• Supplied data
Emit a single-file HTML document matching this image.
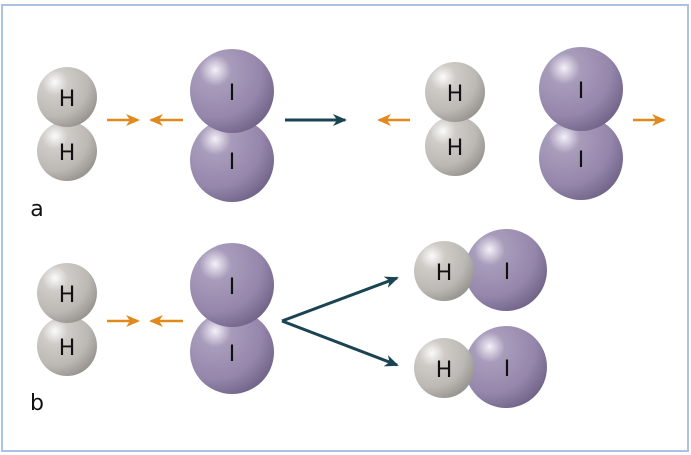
<!DOCTYPE html>
<html><head><style>
body{margin:0;background:#fff;}
svg{display:block;}
text{font-family:"DejaVu Sans","Liberation Sans",sans-serif;font-size:22px;fill:#111;text-anchor:middle;}
</style></head><body>
<svg width="691" height="455" viewBox="0 0 691 455">
<defs>
<radialGradient id="g" cx="0.3" cy="0.28" r="0.85" fx="0.3" fy="0.25">
<stop offset="0" stop-color="#fbfbfa"/><stop offset="0.25" stop-color="#cfccc8"/><stop offset="0.65" stop-color="#bcb9b5"/><stop offset="1" stop-color="#8e8b87"/></radialGradient>
<radialGradient id="p" cx="0.3" cy="0.28" r="0.85" fx="0.3" fy="0.25">
<stop offset="0" stop-color="#f4f0f8"/><stop offset="0.22" stop-color="#a89cbb"/><stop offset="0.65" stop-color="#9586ab"/><stop offset="1" stop-color="#6a5c80"/></radialGradient>
<marker id="ao" markerWidth="14" markerHeight="14" refX="12" refY="7" orient="auto" markerUnits="userSpaceOnUse"><path d="M0,1 L14,7 L0,13 L4,7z" fill="#e08a1e"/></marker>
<marker id="ad" markerWidth="14" markerHeight="12" refX="12" refY="6" orient="auto" markerUnits="userSpaceOnUse"><path d="M0,0 L14,6 L0,12 L4,6z" fill="#1b4452"/></marker>
</defs>
<rect x="2" y="5" width="686" height="446" fill="none" stroke="#aac2e6" stroke-width="2"/>
<g stroke="#e08a1e" stroke-width="2.5" marker-end="url(#ao)">
<line x1="107" y1="120" x2="138" y2="120"/><line x1="183" y1="120" x2="151" y2="120"/>
<line x1="410" y1="120" x2="379" y2="120"/><line x1="633" y1="120" x2="664" y2="120"/>
<line x1="107" y1="321" x2="138" y2="321"/><line x1="183" y1="321" x2="151" y2="321"/>
</g>
<g stroke="#1b4452" stroke-width="3" marker-end="url(#ad)" fill="none">
<line x1="285" y1="120" x2="345" y2="120"/>
<line x1="282" y1="321" x2="397" y2="278"/><line x1="282" y1="321" x2="397" y2="365"/>
</g>
<circle cx="67" cy="151" r="30" fill="url(#g)"/><circle cx="67" cy="97" r="30" fill="url(#g)"/>
<circle cx="232" cy="160" r="42" fill="url(#p)"/><circle cx="232" cy="91" r="42" fill="url(#p)"/>
<circle cx="455" cy="146" r="30" fill="url(#g)"/><circle cx="455" cy="92" r="30" fill="url(#g)"/>
<circle cx="581" cy="158" r="42" fill="url(#p)"/><circle cx="581" cy="89" r="42" fill="url(#p)"/>
<text x="67" y="106">H</text><text x="67" y="160">H</text>
<text x="232" y="100">I</text><text x="232" y="169">I</text>
<text x="455" y="101">H</text><text x="455" y="155">H</text>
<text x="581" y="98">I</text><text x="581" y="167">I</text>
<text x="37" y="216">a</text>
<circle cx="67" cy="346" r="30" fill="url(#g)"/><circle cx="67" cy="293" r="30" fill="url(#g)"/>
<circle cx="232" cy="352" r="42" fill="url(#p)"/><circle cx="232" cy="285" r="42" fill="url(#p)"/>
<text x="67" y="302">H</text><text x="67" y="355">H</text>
<text x="232" y="294">I</text><text x="232" y="361">I</text>
<circle cx="506" cy="270" r="41" fill="url(#p)"/><circle cx="444" cy="271" r="30" fill="url(#g)"/>
<circle cx="506" cy="367" r="41" fill="url(#p)"/><circle cx="444" cy="368" r="30" fill="url(#g)"/>
<text x="444" y="280">H</text><text x="507" y="279">I</text>
<text x="444" y="377">H</text><text x="507" y="376">I</text>
<text x="37" y="410">b</text>
</svg>
</body></html>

• Stated exercise
Copy the listing over exactly, skipping the pictures it holds.

• Exercise response
Emit a single-file HTML document matching this image.
<!DOCTYPE html>
<html><head><style>
body{margin:0;background:#fff;}
svg{display:block;}
text{font-family:"DejaVu Sans","Liberation Sans",sans-serif;font-size:22px;fill:#111;text-anchor:middle;}
</style></head><body>
<svg width="691" height="455" viewBox="0 0 691 455">
<defs>
<radialGradient id="g" cx="0.3" cy="0.28" r="0.85" fx="0.3" fy="0.25">
<stop offset="0" stop-color="#fbfbfa"/><stop offset="0.25" stop-color="#cfccc8"/><stop offset="0.65" stop-color="#bcb9b5"/><stop offset="1" stop-color="#8e8b87"/></radialGradient>
<radialGradient id="p" cx="0.3" cy="0.28" r="0.85" fx="0.3" fy="0.25">
<stop offset="0" stop-color="#f4f0f8"/><stop offset="0.22" stop-color="#a89cbb"/><stop offset="0.65" stop-color="#9586ab"/><stop offset="1" stop-color="#6a5c80"/></radialGradient>
<marker id="ao" markerWidth="14" markerHeight="14" refX="12" refY="7" orient="auto" markerUnits="userSpaceOnUse"><path d="M0,1 L14,7 L0,13 L4,7z" fill="#e08a1e"/></marker>
<marker id="ad" markerWidth="14" markerHeight="12" refX="12" refY="6" orient="auto" markerUnits="userSpaceOnUse"><path d="M0,0 L14,6 L0,12 L4,6z" fill="#1b4452"/></marker>
</defs>
<rect x="2" y="5" width="686" height="446" fill="none" stroke="#aac2e6" stroke-width="2"/>
<g stroke="#e08a1e" stroke-width="2.5" marker-end="url(#ao)">
<line x1="107" y1="120" x2="138" y2="120"/><line x1="183" y1="120" x2="151" y2="120"/>
<line x1="410" y1="120" x2="379" y2="120"/><line x1="633" y1="120" x2="664" y2="120"/>
<line x1="107" y1="321" x2="138" y2="321"/><line x1="183" y1="321" x2="151" y2="321"/>
</g>
<g stroke="#1b4452" stroke-width="3" marker-end="url(#ad)" fill="none">
<line x1="285" y1="120" x2="345" y2="120"/>
<line x1="282" y1="321" x2="397" y2="278"/><line x1="282" y1="321" x2="397" y2="365"/>
</g>
<circle cx="67" cy="151" r="30" fill="url(#g)"/><circle cx="67" cy="97" r="30" fill="url(#g)"/>
<circle cx="232" cy="160" r="42" fill="url(#p)"/><circle cx="232" cy="91" r="42" fill="url(#p)"/>
<circle cx="455" cy="146" r="30" fill="url(#g)"/><circle cx="455" cy="92" r="30" fill="url(#g)"/>
<circle cx="581" cy="158" r="42" fill="url(#p)"/><circle cx="581" cy="89" r="42" fill="url(#p)"/>
<text x="67" y="106">H</text><text x="67" y="160">H</text>
<text x="232" y="100">I</text><text x="232" y="169">I</text>
<text x="455" y="101">H</text><text x="455" y="155">H</text>
<text x="581" y="98">I</text><text x="581" y="167">I</text>
<text x="37" y="216">a</text>
<circle cx="67" cy="346" r="30" fill="url(#g)"/><circle cx="67" cy="293" r="30" fill="url(#g)"/>
<circle cx="232" cy="352" r="42" fill="url(#p)"/><circle cx="232" cy="285" r="42" fill="url(#p)"/>
<text x="67" y="302">H</text><text x="67" y="355">H</text>
<text x="232" y="294">I</text><text x="232" y="361">I</text>
<circle cx="506" cy="270" r="41" fill="url(#p)"/><circle cx="444" cy="271" r="30" fill="url(#g)"/>
<circle cx="506" cy="367" r="41" fill="url(#p)"/><circle cx="444" cy="368" r="30" fill="url(#g)"/>
<text x="444" y="280">H</text><text x="507" y="279">I</text>
<text x="444" y="377">H</text><text x="507" y="376">I</text>
<text x="37" y="410">b</text>
</svg>
</body></html>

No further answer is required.